WRITTEN EXERCISE => Give every line again exactly as it appears, please, but not the pictures.

::::::::::

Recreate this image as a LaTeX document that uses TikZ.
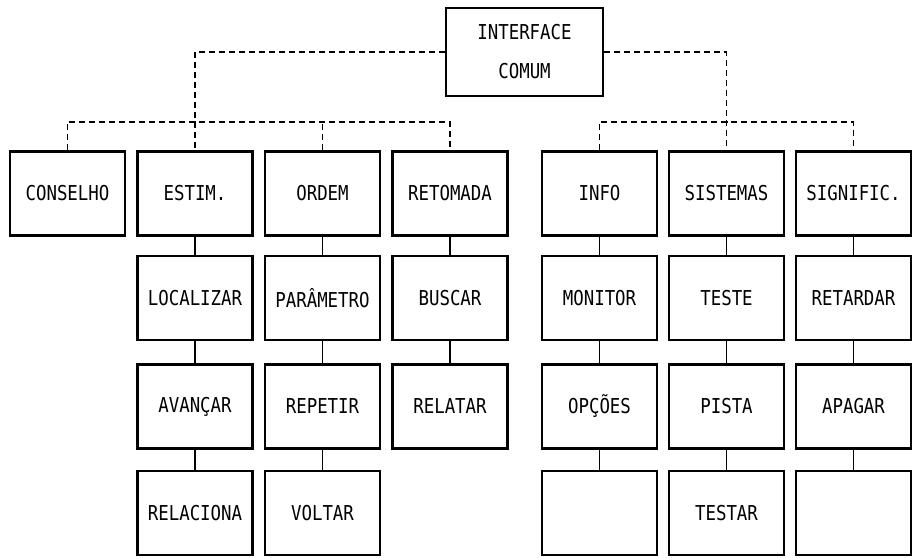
\documentclass[tikz,border=0pt]{standalone}
\usepackage{fontspec}
\newfontfamily\dotfont[FakeStretch=0.85]{DejaVu Sans Mono}
\usetikzlibrary{positioning}

\begin{document}
\begin{tikzpicture}[x=1pt,y=-1pt,
  blk/.style={draw,line width=2.4pt,minimum width=115pt,minimum height=84pt,inner sep=2pt,
    font=\dotfont\fontsize{20.5}{24}\selectfont},
  bus/.style={line width=1.3pt,dash pattern=on 6pt off 4pt},
  link/.style={line width=1.3pt}]
\useasboundingbox (0,0) rectangle (915,557);
% topo
\node[blk,minimum width=157pt,minimum height=88pt,align=center,
  font=\dotfont\fontsize{20.5}{39}\selectfont] (interface) at (524.5,52) {INTERFACE\\COMUM};
% primeira linha
\node[blk] (conselho) at (67.5,193.5) {CONSELHO};
\node[blk] (estim) at (195,193.5) {ESTIM.};
\node[blk] (ordem) at (322.5,193.5) {ORDEM};
\node[blk] (retomada) at (450,193.5) {RETOMADA};
\node[blk] (info) at (599.5,193.5) {INFO};
\node[blk] (sistemas) at (726.5,193.5) {SISTEMAS};
\node[blk] (signific) at (853.5,193.5) {SIGNIFIC.};
% segunda linha
\node[blk] (localizar) at (195,298) {LOCALIZAR};
\node[blk] (parametro) at (322.5,298) {PARÂMETRO};
\node[blk] (buscar) at (450,298) {BUSCAR};
\node[blk] (monitor) at (599.5,298) {MONITOR};
\node[blk] (teste) at (726.5,298) {TESTE};
\node[blk] (retardar) at (853.5,298) {RETARDAR};
% terceira linha
\node[blk] (avancar) at (195,406.5) {AVANÇAR};
\node[blk] (repetir) at (322.5,406.5) {REPETIR};
\node[blk] (relatar) at (450,406.5) {RELATAR};
\node[blk] (opcoes) at (599.5,406.5) {OPÇÕES};
\node[blk] (pista) at (726.5,406.5) {PISTA};
\node[blk] (apagar) at (853.5,406.5) {APAGAR};
% quarta linha
\node[blk] (relaciona) at (195,513) {RELACIONA};
\node[blk] (voltar) at (322.5,513) {VOLTAR};
\node[blk] (vazioA) at (599.5,513) {};
\node[blk] (testar) at (726.5,513) {TESTAR};
\node[blk] (vazioB) at (853.5,513) {};
% barramentos tracejados
\coordinate (busL) at (195,122);
\coordinate (busR) at (726.5,122);
\draw[bus] (interface.west) -| (estim.north);
\draw[bus] (conselho.north) |- (busL) -| (retomada.north);
\draw[bus] (ordem.north) -- (ordem.north |- busL);
\draw[bus] (interface.east) -| (sistemas.north);
\draw[bus] (info.north) |- (busR) -| (signific.north);
% ligacoes
\draw[link] (estim) -- (localizar);
\draw[link] (localizar) -- (avancar);
\draw[link] (avancar) -- (relaciona);
\draw[link] (ordem) -- (parametro);
\draw[link] (parametro) -- (repetir);
\draw[link] (repetir) -- (voltar);
\draw[link] (retomada) -- (buscar);
\draw[link] (buscar) -- (relatar);
\draw[link] (info) -- (monitor);
\draw[link] (monitor) -- (opcoes);
\draw[link] (opcoes) -- (vazioA);
\draw[link] (sistemas) -- (teste);
\draw[link] (teste) -- (pista);
\draw[link] (pista) -- (testar);
\draw[link] (signific) -- (retardar);
\draw[link] (retardar) -- (apagar);
\draw[link] (apagar) -- (vazioB);
\end{tikzpicture}
\end{document}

::::::::::

THE OUTPUT =>
Recreate this image as a LaTeX document that uses TikZ.
\documentclass[tikz,border=0pt]{standalone}
\usepackage{fontspec}
\newfontfamily\dotfont[FakeStretch=0.85]{DejaVu Sans Mono}
\usetikzlibrary{positioning}

\begin{document}
\begin{tikzpicture}[x=1pt,y=-1pt,
  blk/.style={draw,line width=2.4pt,minimum width=115pt,minimum height=84pt,inner sep=2pt,
    font=\dotfont\fontsize{20.5}{24}\selectfont},
  bus/.style={line width=1.3pt,dash pattern=on 6pt off 4pt},
  link/.style={line width=1.3pt}]
\useasboundingbox (0,0) rectangle (915,557);
% topo
\node[blk,minimum width=157pt,minimum height=88pt,align=center,
  font=\dotfont\fontsize{20.5}{39}\selectfont] (interface) at (524.5,52) {INTERFACE\\COMUM};
% primeira linha
\node[blk] (conselho) at (67.5,193.5) {CONSELHO};
\node[blk] (estim) at (195,193.5) {ESTIM.};
\node[blk] (ordem) at (322.5,193.5) {ORDEM};
\node[blk] (retomada) at (450,193.5) {RETOMADA};
\node[blk] (info) at (599.5,193.5) {INFO};
\node[blk] (sistemas) at (726.5,193.5) {SISTEMAS};
\node[blk] (signific) at (853.5,193.5) {SIGNIFIC.};
% segunda linha
\node[blk] (localizar) at (195,298) {LOCALIZAR};
\node[blk] (parametro) at (322.5,298) {PARÂMETRO};
\node[blk] (buscar) at (450,298) {BUSCAR};
\node[blk] (monitor) at (599.5,298) {MONITOR};
\node[blk] (teste) at (726.5,298) {TESTE};
\node[blk] (retardar) at (853.5,298) {RETARDAR};
% terceira linha
\node[blk] (avancar) at (195,406.5) {AVANÇAR};
\node[blk] (repetir) at (322.5,406.5) {REPETIR};
\node[blk] (relatar) at (450,406.5) {RELATAR};
\node[blk] (opcoes) at (599.5,406.5) {OPÇÕES};
\node[blk] (pista) at (726.5,406.5) {PISTA};
\node[blk] (apagar) at (853.5,406.5) {APAGAR};
% quarta linha
\node[blk] (relaciona) at (195,513) {RELACIONA};
\node[blk] (voltar) at (322.5,513) {VOLTAR};
\node[blk] (vazioA) at (599.5,513) {};
\node[blk] (testar) at (726.5,513) {TESTAR};
\node[blk] (vazioB) at (853.5,513) {};
% barramentos tracejados
\coordinate (busL) at (195,122);
\coordinate (busR) at (726.5,122);
\draw[bus] (interface.west) -| (estim.north);
\draw[bus] (conselho.north) |- (busL) -| (retomada.north);
\draw[bus] (ordem.north) -- (ordem.north |- busL);
\draw[bus] (interface.east) -| (sistemas.north);
\draw[bus] (info.north) |- (busR) -| (signific.north);
% ligacoes
\draw[link] (estim) -- (localizar);
\draw[link] (localizar) -- (avancar);
\draw[link] (avancar) -- (relaciona);
\draw[link] (ordem) -- (parametro);
\draw[link] (parametro) -- (repetir);
\draw[link] (repetir) -- (voltar);
\draw[link] (retomada) -- (buscar);
\draw[link] (buscar) -- (relatar);
\draw[link] (info) -- (monitor);
\draw[link] (monitor) -- (opcoes);
\draw[link] (opcoes) -- (vazioA);
\draw[link] (sistemas) -- (teste);
\draw[link] (teste) -- (pista);
\draw[link] (pista) -- (testar);
\draw[link] (signific) -- (retardar);
\draw[link] (retardar) -- (apagar);
\draw[link] (apagar) -- (vazioB);
\end{tikzpicture}
\end{document}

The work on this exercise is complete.